For that reason, when you use monads in a non-inferred language, you need some kind of annotation: in a typed language you may need to explicit which monad is considered, and in an untyped language you will have to pass the monad dictionary directly.

This article on monads in Common Lisp explains this very issue. Not that in Lisps, monads can be represented as macros rather than functions using a runtime genericity mecanism, which basically work around the whole issue.

Haskell use an elaboration phase after type inference, where the type classes are translated away into dictionary-passing style. For this reason, the runtime semantics of a Haskell program directly depends on its types. Pluggable types advocate a contradictory view, where types are only used for static analysis and can be erased without changing the runtime semantics. So those two features can be seen as contradictory.



PS : type erasure can be seen as desirable even in richly typed languages. It is usual when developping new type systems features to prove that they preserve erasure semantics of the language -- eg., when adding System F style explicit type polymorphism, you check that they don't change evaluation behaviour, which would do weird things with side effects.
However, things are not black and white : you can isolate some specific forms of non-erasable behavior and guarantee that other parts of your language have an erasure semantics.
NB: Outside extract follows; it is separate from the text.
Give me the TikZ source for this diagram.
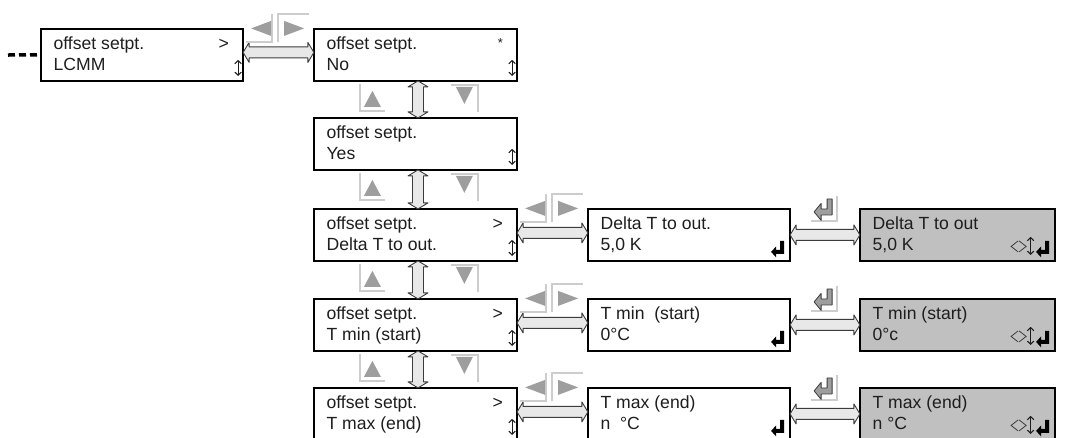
\documentclass[tikz,border=0pt]{standalone}
\usepackage{fontspec}
\setmainfont{Liberation Sans}
\usetikzlibrary{calc,arrows.meta}
\definecolor{scrgray}{RGB}{192,192,192}
\definecolor{arrfill}{RGB}{232,232,232}
\definecolor{arrline}{RGB}{60,60,60}
\definecolor{navtri}{RGB}{158,158,158}
\definecolor{navline}{RGB}{205,205,205}
\definecolor{txtcol}{RGB}{30,30,30}
\tikzset{
  screen/.style={draw=black, line width=1.8pt, minimum height=52pt, inner sep=0pt, outer sep=0pt, anchor=north west, fill=white},
  screengray/.style={screen, fill=scrgray},
  stxt/.style={inner sep=0pt, anchor=base west, font=\fontsize{17.6}{20}\selectfont, text=txtcol},
  smark/.style={inner sep=0pt, anchor=base east, font=\fontsize{17.6}{20}\selectfont, text=txtcol},
  sstar/.style={inner sep=0pt, anchor=base east, font=\fontsize{13}{15}\selectfont, text=txtcol},
  bigarrow/.style={draw=arrline, fill=arrfill, line width=0.9pt, line join=round},
  updn/.style={line width=1.1pt, draw=txtcol, {Straight Barb[length=3pt,width=6.5pt]}-{Straight Barb[length=3pt,width=6.5pt]}},
  navtriangle/.style={fill=navtri},
  navborder/.style={draw=navline, line width=1.6pt},
  enterblack/.style={fill=black},
  entergray/.style={fill=navtri, draw=arrline, line width=0.8pt, line join=round},
  chevron/.style={draw=arrline, line width=0.8pt},
  leaddash/.style={draw=black, line width=3.5pt, dash pattern=on 7pt off 4pt}
}
% screen: name, x, y, width, style, line 1, line 2
\newcommand\scrbox[7]{%
  \node[#5, minimum width=#4pt] (#1) at (#2,#3) {};
  \node[stxt] (#1-a) at ([xshift=12.5pt,yshift=-21pt]#1.north west) {#6};
  \node[stxt] (#1-b) at ([xshift=12.5pt,yshift=-42pt]#1.north west) {#7};
}
\newcommand\scrgt[1]{\node[smark] (#1-gt) at ([xshift=-14pt,yshift=-21pt]#1.north east) {>};}
\newcommand\scrud[1]{\draw[updn] ([xshift=-5pt,yshift=21pt]#1.south east) -- ([xshift=-5pt,yshift=5pt]#1.south east);}
\newcommand\blkenter[1]{%
  \begin{scope}[shift={(#1.south east)}]
    \fill[enterblack] (-19,-9) -- (-14,-14.5) -- (-14,-11) -- (-10,-11) -- (-10,-20) -- (-6,-20)
      -- (-6,-7) -- (-14,-7) -- (-14,-3.5) -- cycle;
  \end{scope}}
\newcommand\editicons[1]{%
  \begin{scope}[shift={(#1.south east)}]
    \draw[chevron] (-37,-20) -- (-44,-14.5) -- (-37,-9);
    \draw[chevron] (-36,-20) -- (-29,-14.5) -- (-36,-9);
    \draw[updn] (-24.5,-24) -- (-24.5,-6);
    \fill[enterblack] (-19,-9) -- (-14,-14.5) -- (-14,-11) -- (-10,-11) -- (-10,-20) -- (-6,-20)
      -- (-6,-7) -- (-14,-7) -- (-14,-3.5) -- cycle;
  \end{scope}}
% left/right navigation icon, relative to the north east corner of the left screen
\newcommand\navlr[1]{%
  \begin{scope}[shift={(#1.north east)}]
    \draw[navborder] (3,13) -- (29,13) -- (29,-15);
    \draw[navborder] (35,13) -- (35,-15) -- (66,-15);
    \fill[navtriangle] (8,-0.5) -- (28,-8) -- (28,7) -- cycle;
    \fill[navtriangle] (61,-0.5) -- (41,-8) -- (41,7) -- cycle;
  \end{scope}}
% up/down navigation icon, relative to the south west corner of the upper screen
\newcommand\navud[1]{%
  \begin{scope}[shift={(#1.south west)}]
    \draw[navborder] (46,3) -- (46,30) -- (71,30);
    \fill[navtriangle] (58.5,10) -- (50,26) -- (67,26) -- cycle;
    \draw[navborder] (137,4) -- (164,4) -- (164,31);
    \fill[navtriangle] (150.5,23) -- (142,6) -- (159,6) -- cycle;
  \end{scope}}
% enter navigation icon, relative to the north east corner of the left screen
\newcommand\naventer[1]{%
  \begin{scope}[shift={(#1.north east)}]
    \draw[navborder] (21,12) -- (47,12) -- (47,-13);
    \draw[entergray] (24,3) -- (31,-5.5) -- (31,0) -- (37,0) -- (37,-10) -- (42,-10) -- (42,6)
      -- (31,6) -- (31,11.5) -- cycle;
  \end{scope}}
\newcommand\harrow[3]{%
  \draw[bigarrow] let \p1=(#1.east), \p2=(#2.west) in
    (\x1,\y1+#3pt) -- (\x1+6pt,\y1+#3pt+10pt) -- (\x1+6pt,\y1+#3pt+5.5pt) -- (\x2-6pt,\y1+#3pt+5.5pt)
    -- (\x2-6pt,\y1+#3pt+10pt) -- (\x2,\y1+#3pt) -- (\x2-6pt,\y1+#3pt-10pt) -- (\x2-6pt,\y1+#3pt-5.5pt)
    -- (\x1+6pt,\y1+#3pt-5.5pt) -- (\x1+6pt,\y1+#3pt-10pt) -- cycle;}
\newcommand\varrow[2]{%
  \draw[bigarrow] let \p1=(#1.south), \p2=(#2.north) in
    (\x1+2.5pt,\y1) -- (\x1-7.5pt,\y1-6pt) -- (\x1-3pt,\y1-6pt) -- (\x1-3pt,\y2+6pt)
    -- (\x1-7.5pt,\y2+6pt) -- (\x1+2.5pt,\y2) -- (\x1+12.5pt,\y2+6pt) -- (\x1+8pt,\y2+6pt)
    -- (\x1+8pt,\y1-6pt) -- (\x1+12.5pt,\y1-6pt) -- cycle;}
\begin{document}
\begin{tikzpicture}[x=1pt,y=-1pt]
\useasboundingbox (0,0) rectangle (1066,437);
\clip (0,0) rectangle (1066,437);
% screens
\scrbox{lcmm}{40.9}{28.9}{202.2}{screen}{offset setpt.}{LCMM}
\scrbox{no}{313.9}{28.9}{203.2}{screen}{offset setpt.}{No}
\scrbox{yes}{313.9}{117.9}{203.2}{screen}{offset setpt.}{Yes}
\scrbox{dmenu}{313.9}{208.9}{203.2}{screen}{offset setpt.}{Delta T to out.}
\scrbox{tminmenu}{313.9}{298.9}{203.2}{screen}{offset setpt.}{T min (start)}
\scrbox{tmaxmenu}{313.9}{387.9}{203.2}{screen}{offset setpt.}{T max (end)}
\scrbox{dval}{587.9}{208.9}{202.2}{screen}{Delta T to out.}{5,0 K}
\scrbox{tminval}{587.9}{298.9}{202.2}{screen}{T min~\ (start)}{0°C}
\scrbox{tmaxval}{587.9}{387.9}{202.2}{screen}{T max (end)}{n~\ °C}
\scrbox{dedit}{859.9}{208.9}{195.2}{screengray}{Delta T to out}{5,0 K}
\scrbox{tminedit}{859.9}{298.9}{195.2}{screengray}{T min (start)}{0°c}
\scrbox{tmaxedit}{859.9}{387.9}{195.2}{screengray}{T max (end)}{n °C}
% marks in the screens
\scrgt{lcmm}\scrud{lcmm}
\node[sstar] (no-star) at ([xshift=-14pt,yshift=-19pt]no.north east) {*};
\scrud{no}
\scrud{yes}
\scrgt{dmenu}\scrud{dmenu}
\scrgt{tminmenu}\scrud{tminmenu}
\scrgt{tmaxmenu}\scrud{tmaxmenu}
\blkenter{dval}\blkenter{tminval}\blkenter{tmaxval}
\editicons{dedit}\editicons{tminedit}\editicons{tmaxedit}
% lead-in
\coordinate (lead) at (8,55);
\draw[leaddash] (lead) -- ([xshift=-3pt]lcmm.west);
% connectors
\harrow{lcmm}{no}{2.5}
\harrow{dmenu}{dval}{2}
\harrow{tminmenu}{tminval}{2}
\harrow{tmaxmenu}{tmaxval}{2}
\harrow{dval}{dedit}{0}
\harrow{tminval}{tminedit}{0}
\harrow{tmaxval}{tmaxedit}{0}
\varrow{no}{yes}
\varrow{yes}{dmenu}
\varrow{dmenu}{tminmenu}
\varrow{tminmenu}{tmaxmenu}
% navigation icons
\navlr{lcmm}\navlr{dmenu}\navlr{tminmenu}\navlr{tmaxmenu}
\navud{no}\navud{yes}\navud{dmenu}\navud{tminmenu}
\naventer{dval}\naventer{tminval}\naventer{tmaxval}
\end{tikzpicture}
\end{document}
For example, I have the intuition that Haskell, *after* the type class resolution pass, respects the erasure property.

For a different point of view on a related matter, see Conor McBride's "Why do programming languages use type systems?" answer. He argues that we should give up erasure semantics and use new way to enrich the runtime semantics using type checking or inference.

Edit: I now remember that I reached this page from your blog. Sigh.



PPS : thinking of it, it may be possible to solve the problem I mentioned with monad's `return`. The idea would be, basically, that it's ok not to know what the intended monad is, and pass a value as member an "unknown monad" until the context forces a specific monad. More specifically, the unknown monad should behave as a free monad, accumulating a tree of non-evaluated monadic operations -- of course this would have an efficiency cost. I have not seen that solution deployed anywhere, but have not looked deep into monadic frameworks in less-typed languages.